Only the lines between the line with "Clone this diagram in TikZ." and the line with "(10,7) -- (625,7);", together with those two lines themselves, are to be copied exactly.

********

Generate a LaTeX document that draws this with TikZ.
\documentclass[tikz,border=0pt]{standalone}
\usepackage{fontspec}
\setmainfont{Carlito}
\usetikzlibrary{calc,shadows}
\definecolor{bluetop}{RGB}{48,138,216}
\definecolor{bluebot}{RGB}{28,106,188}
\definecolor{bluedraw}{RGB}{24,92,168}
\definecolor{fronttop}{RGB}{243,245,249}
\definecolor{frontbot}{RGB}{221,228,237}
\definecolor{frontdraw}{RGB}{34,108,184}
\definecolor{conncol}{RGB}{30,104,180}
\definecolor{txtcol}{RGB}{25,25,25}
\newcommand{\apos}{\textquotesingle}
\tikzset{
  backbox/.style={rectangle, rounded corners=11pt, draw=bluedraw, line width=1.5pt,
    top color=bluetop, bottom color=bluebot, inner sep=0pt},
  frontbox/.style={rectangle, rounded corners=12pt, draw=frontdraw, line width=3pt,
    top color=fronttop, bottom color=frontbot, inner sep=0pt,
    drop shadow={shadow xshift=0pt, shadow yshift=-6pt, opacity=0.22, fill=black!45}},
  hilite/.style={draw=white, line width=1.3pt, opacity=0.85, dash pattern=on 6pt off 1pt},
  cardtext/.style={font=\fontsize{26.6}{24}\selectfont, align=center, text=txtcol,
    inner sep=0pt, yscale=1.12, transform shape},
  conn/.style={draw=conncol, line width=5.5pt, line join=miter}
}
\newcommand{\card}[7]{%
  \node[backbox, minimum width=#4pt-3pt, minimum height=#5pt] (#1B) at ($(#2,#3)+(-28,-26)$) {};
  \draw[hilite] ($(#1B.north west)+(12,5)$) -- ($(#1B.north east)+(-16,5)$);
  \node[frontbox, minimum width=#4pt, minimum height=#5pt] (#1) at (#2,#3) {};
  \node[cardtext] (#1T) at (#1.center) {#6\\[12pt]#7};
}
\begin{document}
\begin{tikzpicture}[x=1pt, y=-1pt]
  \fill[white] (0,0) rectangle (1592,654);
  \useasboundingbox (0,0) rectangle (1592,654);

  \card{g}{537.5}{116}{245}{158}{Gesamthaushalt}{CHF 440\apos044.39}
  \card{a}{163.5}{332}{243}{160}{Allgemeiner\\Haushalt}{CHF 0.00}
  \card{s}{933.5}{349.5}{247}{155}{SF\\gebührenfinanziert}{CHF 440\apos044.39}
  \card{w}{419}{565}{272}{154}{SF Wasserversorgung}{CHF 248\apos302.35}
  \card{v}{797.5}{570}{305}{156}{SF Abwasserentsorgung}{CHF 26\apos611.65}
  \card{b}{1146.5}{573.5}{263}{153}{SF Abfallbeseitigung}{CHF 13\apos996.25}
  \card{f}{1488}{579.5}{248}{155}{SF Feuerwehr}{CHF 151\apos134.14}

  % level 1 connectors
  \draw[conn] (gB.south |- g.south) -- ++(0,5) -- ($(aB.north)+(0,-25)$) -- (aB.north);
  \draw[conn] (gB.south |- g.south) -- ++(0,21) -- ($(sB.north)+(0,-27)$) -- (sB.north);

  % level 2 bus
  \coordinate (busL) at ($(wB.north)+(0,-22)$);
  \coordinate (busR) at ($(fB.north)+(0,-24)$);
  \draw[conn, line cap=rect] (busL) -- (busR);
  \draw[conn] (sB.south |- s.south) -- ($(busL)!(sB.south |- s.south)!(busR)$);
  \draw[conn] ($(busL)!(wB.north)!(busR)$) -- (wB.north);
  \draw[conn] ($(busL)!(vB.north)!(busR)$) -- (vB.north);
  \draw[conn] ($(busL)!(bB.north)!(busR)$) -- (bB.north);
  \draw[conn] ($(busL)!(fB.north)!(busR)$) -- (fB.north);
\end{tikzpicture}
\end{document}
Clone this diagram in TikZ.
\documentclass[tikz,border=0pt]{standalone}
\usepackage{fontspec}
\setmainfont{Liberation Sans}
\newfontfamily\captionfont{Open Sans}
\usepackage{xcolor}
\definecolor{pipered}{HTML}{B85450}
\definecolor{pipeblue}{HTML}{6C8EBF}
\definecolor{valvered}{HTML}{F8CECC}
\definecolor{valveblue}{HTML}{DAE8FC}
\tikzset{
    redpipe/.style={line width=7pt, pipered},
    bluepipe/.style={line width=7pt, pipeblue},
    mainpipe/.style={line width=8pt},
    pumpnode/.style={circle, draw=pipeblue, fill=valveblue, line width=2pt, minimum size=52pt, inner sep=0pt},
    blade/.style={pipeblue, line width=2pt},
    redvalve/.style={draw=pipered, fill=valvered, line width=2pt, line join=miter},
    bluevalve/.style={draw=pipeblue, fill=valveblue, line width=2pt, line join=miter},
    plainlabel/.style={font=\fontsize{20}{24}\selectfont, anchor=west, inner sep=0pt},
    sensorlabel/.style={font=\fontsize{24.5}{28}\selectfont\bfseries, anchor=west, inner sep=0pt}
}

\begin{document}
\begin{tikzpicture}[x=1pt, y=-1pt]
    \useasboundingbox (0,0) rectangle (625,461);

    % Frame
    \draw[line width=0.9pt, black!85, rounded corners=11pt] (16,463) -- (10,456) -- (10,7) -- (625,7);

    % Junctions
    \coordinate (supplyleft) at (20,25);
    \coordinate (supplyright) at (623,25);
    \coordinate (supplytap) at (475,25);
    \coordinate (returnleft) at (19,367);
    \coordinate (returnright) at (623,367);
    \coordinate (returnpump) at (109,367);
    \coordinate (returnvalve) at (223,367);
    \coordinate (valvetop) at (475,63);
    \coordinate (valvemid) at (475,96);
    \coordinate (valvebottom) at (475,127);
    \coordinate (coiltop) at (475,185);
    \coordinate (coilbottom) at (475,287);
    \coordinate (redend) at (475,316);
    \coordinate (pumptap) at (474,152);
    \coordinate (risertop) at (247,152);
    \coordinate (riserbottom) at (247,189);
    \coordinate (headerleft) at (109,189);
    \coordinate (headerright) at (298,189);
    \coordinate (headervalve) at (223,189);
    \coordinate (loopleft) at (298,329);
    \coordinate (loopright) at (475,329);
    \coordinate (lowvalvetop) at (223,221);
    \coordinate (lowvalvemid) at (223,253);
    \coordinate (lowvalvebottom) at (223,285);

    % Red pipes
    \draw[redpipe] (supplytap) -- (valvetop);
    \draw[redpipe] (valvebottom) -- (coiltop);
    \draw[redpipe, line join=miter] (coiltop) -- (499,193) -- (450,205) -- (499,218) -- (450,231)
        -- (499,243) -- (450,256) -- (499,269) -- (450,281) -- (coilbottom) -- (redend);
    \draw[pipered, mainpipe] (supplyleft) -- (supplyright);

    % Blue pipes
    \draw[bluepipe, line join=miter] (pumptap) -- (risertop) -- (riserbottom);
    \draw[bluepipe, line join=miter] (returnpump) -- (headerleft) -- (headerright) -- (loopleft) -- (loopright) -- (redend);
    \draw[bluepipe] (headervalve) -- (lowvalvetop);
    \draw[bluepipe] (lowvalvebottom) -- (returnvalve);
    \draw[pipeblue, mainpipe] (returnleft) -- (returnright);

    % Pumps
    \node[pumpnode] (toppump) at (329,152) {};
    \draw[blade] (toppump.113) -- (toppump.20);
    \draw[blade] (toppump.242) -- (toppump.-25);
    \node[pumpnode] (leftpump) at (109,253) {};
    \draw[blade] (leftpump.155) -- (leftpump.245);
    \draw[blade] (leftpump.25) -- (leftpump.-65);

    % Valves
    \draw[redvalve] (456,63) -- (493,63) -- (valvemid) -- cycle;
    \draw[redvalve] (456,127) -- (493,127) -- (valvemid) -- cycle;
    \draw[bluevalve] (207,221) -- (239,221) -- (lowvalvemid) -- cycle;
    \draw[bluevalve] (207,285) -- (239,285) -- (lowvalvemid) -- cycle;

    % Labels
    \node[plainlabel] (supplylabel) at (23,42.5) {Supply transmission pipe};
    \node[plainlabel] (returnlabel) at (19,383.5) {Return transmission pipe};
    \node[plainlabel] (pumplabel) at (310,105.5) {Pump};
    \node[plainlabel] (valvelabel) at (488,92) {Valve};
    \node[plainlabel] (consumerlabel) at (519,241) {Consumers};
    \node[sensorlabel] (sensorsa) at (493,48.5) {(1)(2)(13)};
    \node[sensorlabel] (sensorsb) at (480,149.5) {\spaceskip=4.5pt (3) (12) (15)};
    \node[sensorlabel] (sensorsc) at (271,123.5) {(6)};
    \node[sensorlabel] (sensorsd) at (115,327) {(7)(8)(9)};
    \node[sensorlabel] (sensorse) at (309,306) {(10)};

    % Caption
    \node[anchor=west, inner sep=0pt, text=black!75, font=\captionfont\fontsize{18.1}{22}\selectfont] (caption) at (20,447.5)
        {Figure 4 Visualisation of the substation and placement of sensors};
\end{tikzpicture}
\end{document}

********

▶ _SOLUTION TO THIS EXERCISE_:
Clone this diagram in TikZ.
\documentclass[tikz,border=0pt]{standalone}
\usepackage{fontspec}
\setmainfont{Liberation Sans}
\newfontfamily\captionfont{Open Sans}
\usepackage{xcolor}
\definecolor{pipered}{HTML}{B85450}
\definecolor{pipeblue}{HTML}{6C8EBF}
\definecolor{valvered}{HTML}{F8CECC}
\definecolor{valveblue}{HTML}{DAE8FC}
\tikzset{
    redpipe/.style={line width=7pt, pipered},
    bluepipe/.style={line width=7pt, pipeblue},
    mainpipe/.style={line width=8pt},
    pumpnode/.style={circle, draw=pipeblue, fill=valveblue, line width=2pt, minimum size=52pt, inner sep=0pt},
    blade/.style={pipeblue, line width=2pt},
    redvalve/.style={draw=pipered, fill=valvered, line width=2pt, line join=miter},
    bluevalve/.style={draw=pipeblue, fill=valveblue, line width=2pt, line join=miter},
    plainlabel/.style={font=\fontsize{20}{24}\selectfont, anchor=west, inner sep=0pt},
    sensorlabel/.style={font=\fontsize{24.5}{28}\selectfont\bfseries, anchor=west, inner sep=0pt}
}

\begin{document}
\begin{tikzpicture}[x=1pt, y=-1pt]
    \useasboundingbox (0,0) rectangle (625,461);

    % Frame
    \draw[line width=0.9pt, black!85, rounded corners=11pt] (16,463) -- (10,456) -- (10,7) -- (625,7);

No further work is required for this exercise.